ニュース・ワーカー2

組織ジャーナリズムに身を置き40年余

19日付の在京各紙朝刊の記録

 前回の記事(「民意の支持を欠いた安保法制は発動されていいのか」)の続きです。
 9月19日未明に安全保障関連法案は参院本会議で採決に進み、可決されました。新たな安保法制の成立で、集団的自衛権の行使や他国軍への後方支援などが国家の仕組みとして可能になりました。
 可決は午前2時15分を回っていたようで、19日付朝刊に「可決」が入ったのは一部の地方紙に限られるようです。手元で確認した東京発行の19日付朝刊各紙(14版ないし15版)は以下の写真のように、みな「成立へ」にとどまりました。新聞には朝の配達時間を考慮し、制作工程に原稿の入稿の締め切りが設定されています。前夜(19日未明)は通常とは異なる特別の措置として、締め切りをふだんより伸ばしましたが、それでも午前1時50分で終わりでした。ただ、その時刻には参院本会議は法案の採決手続きに入っており、可決するのはほぼ確定していたので、掲載されている記事、特に論評系の記事には「成立」を前提として読んでも違和感はないものが多くあるようです。

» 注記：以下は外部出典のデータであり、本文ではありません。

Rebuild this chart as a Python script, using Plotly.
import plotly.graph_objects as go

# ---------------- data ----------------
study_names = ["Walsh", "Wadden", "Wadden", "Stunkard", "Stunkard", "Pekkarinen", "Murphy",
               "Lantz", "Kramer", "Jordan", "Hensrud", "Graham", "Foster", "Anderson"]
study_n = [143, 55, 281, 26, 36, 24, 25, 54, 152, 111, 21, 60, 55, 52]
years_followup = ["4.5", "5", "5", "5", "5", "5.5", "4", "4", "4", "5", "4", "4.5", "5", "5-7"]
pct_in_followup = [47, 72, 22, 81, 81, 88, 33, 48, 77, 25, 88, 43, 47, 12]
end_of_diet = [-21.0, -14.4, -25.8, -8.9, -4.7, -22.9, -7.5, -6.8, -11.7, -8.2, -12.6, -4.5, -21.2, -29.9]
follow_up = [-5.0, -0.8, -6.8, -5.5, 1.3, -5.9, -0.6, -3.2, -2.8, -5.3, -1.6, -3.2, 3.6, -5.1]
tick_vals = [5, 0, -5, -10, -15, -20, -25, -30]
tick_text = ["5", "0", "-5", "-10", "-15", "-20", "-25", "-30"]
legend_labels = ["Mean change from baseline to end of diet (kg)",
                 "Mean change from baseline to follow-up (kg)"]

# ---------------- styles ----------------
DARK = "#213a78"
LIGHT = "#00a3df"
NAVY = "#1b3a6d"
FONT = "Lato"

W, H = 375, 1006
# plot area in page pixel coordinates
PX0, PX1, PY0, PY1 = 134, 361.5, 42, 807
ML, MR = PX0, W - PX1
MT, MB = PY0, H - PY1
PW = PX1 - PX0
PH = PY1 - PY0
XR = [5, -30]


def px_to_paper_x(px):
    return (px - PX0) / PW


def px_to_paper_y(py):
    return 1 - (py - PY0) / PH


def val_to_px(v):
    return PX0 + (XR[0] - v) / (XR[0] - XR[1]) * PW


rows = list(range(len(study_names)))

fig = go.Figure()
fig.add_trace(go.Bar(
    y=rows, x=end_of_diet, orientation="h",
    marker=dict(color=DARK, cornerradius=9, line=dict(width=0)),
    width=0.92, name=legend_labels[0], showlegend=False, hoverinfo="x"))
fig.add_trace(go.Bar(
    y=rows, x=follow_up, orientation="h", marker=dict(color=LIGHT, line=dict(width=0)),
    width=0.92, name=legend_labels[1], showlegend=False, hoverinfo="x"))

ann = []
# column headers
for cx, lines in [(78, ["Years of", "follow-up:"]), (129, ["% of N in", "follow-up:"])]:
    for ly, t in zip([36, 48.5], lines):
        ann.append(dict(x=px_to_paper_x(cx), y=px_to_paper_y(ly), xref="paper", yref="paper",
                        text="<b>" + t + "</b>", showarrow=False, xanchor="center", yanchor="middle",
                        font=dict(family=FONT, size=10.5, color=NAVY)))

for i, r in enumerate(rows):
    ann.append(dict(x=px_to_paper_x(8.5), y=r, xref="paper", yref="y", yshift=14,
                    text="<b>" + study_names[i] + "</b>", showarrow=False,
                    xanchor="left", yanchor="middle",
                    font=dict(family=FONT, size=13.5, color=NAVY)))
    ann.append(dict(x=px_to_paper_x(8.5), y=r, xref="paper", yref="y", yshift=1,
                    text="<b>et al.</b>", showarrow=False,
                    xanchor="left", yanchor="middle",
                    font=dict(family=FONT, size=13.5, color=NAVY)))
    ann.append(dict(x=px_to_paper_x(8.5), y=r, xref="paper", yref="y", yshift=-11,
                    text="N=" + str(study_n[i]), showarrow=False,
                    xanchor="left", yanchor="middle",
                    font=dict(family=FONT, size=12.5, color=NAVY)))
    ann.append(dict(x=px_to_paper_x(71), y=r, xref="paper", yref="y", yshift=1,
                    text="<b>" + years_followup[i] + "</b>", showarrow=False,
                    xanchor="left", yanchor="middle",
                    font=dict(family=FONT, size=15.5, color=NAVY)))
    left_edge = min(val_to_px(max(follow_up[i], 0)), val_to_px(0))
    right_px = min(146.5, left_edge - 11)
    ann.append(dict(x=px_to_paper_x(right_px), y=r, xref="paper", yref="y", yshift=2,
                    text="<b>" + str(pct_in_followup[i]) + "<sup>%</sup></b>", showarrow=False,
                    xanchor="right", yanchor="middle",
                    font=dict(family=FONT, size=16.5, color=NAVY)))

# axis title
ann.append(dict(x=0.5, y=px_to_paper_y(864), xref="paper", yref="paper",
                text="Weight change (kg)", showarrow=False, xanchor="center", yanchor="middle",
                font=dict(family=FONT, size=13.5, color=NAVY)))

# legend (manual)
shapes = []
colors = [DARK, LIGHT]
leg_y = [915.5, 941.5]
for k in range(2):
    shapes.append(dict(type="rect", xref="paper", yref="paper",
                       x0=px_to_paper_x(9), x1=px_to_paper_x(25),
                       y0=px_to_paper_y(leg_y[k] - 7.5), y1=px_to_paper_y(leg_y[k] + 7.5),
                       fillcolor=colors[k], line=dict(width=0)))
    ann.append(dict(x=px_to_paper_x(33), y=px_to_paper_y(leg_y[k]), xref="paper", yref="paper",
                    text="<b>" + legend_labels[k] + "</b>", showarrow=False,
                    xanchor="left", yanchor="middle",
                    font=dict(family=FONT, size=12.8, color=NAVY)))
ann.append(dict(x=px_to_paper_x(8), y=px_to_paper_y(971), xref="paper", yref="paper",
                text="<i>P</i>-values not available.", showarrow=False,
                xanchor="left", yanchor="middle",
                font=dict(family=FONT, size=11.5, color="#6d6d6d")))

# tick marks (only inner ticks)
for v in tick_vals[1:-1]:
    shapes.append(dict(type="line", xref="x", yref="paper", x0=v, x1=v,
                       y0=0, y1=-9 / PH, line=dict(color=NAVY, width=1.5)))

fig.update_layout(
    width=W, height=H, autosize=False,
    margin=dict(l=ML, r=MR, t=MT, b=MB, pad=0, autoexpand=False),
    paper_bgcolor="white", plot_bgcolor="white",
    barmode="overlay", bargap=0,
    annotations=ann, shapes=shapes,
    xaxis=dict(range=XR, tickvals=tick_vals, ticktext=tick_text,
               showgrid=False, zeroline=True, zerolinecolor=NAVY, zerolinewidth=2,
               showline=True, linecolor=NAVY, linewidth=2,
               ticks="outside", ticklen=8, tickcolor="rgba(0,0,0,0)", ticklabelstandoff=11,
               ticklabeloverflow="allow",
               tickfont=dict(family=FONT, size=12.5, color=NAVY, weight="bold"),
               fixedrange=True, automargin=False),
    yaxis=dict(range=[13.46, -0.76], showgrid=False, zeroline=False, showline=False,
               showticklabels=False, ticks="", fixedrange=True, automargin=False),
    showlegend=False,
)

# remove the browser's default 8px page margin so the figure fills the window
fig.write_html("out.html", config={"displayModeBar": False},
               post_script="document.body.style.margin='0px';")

 各紙の主見出しの紹介は写真に譲るとして、以下に各紙の主な署名論評記事や社説の見出しを書きとめておきます。

朝日新聞
「民意軽視の政治 問い続ける」長典俊・ゼネラルエディター
社説「安保法案と国会 熟議を妨げたのはだれか」抵抗に理はある/何でも決めていいか/社会の骨組みの危機
毎日新聞
「国家の過ちに謙虚であれ」小松浩・論説委員
社説「安保転換を問う 安全保障法案成立へ 憲法ゆがめた国会の罪」言論封じる言論の府/安倍手法を自公後押し
東京新聞
「不戦の遺志貫こう」深田実・論説主幹
社説「『違憲』安保法制 さあ、選挙に行こう」公約集の後ろの方に/『奴隷』にはならない/民意の受け皿つくれ


【読売新聞】
「戦渦を防ぐ新法制」田中隆之・政治部長
社説「安保法案成立へ 抑止力高める画期的な基盤だ 『積極的平和主義』を具現化せよ」国際情勢悪化の直視を/国民への説明は続けよ/防衛協力を拡充したい
産経新聞
「中国の脅威 抑止力強化」(視点・峯匡孝記者)
※関連の社説(「主張」)なし


日経新聞
社説「どう使うかで決まる安保法の評価」求められる国際貢献/対話も同時に進めよ



 沖縄の琉球新報のサイトには電子号外がアップされています。沖縄でも18日午後、安保法案の廃案を訴えようと、那覇市の県庁前で県民集会「戦争法案廃案! 辺野古新基地建設断念! 安倍政権退陣! 9・18沖縄集会&国際通りデモンストレーション」が開かれ、主催者発表で1500人が集まったと同紙は報じています。
 ※琉球新報「安倍政権に絶望 県庁前、安保法案反対に1500人怒りの声」=2015年9月19日
 http://ryukyushimpo.jp/news/storyid-249123-storytopic-3.html
 その沖縄では、米軍普天間飛行場の移設問題をめぐって、沖縄県内世論の支持を受けて名護市辺野古への新基地建設に反対する翁長雄志知事と、建設を強行する安倍晋三政権との対立がいよいよ深まっています。今回成立した安保法制と沖縄の基地問題は根がつながっています。沖縄の過剰な基地負担を前提に日米の軍事同盟は築かれており、その機能強化を図ったのが新たな安保法制です。本土に住む日本国の有権者は今後一層、この二つの問題を一つの視野に入れて考えていくことが必要だと思います。そのために本土マスメディアは、沖縄で何が起こっているかを今まで以上に伝えていかなければならないと思います。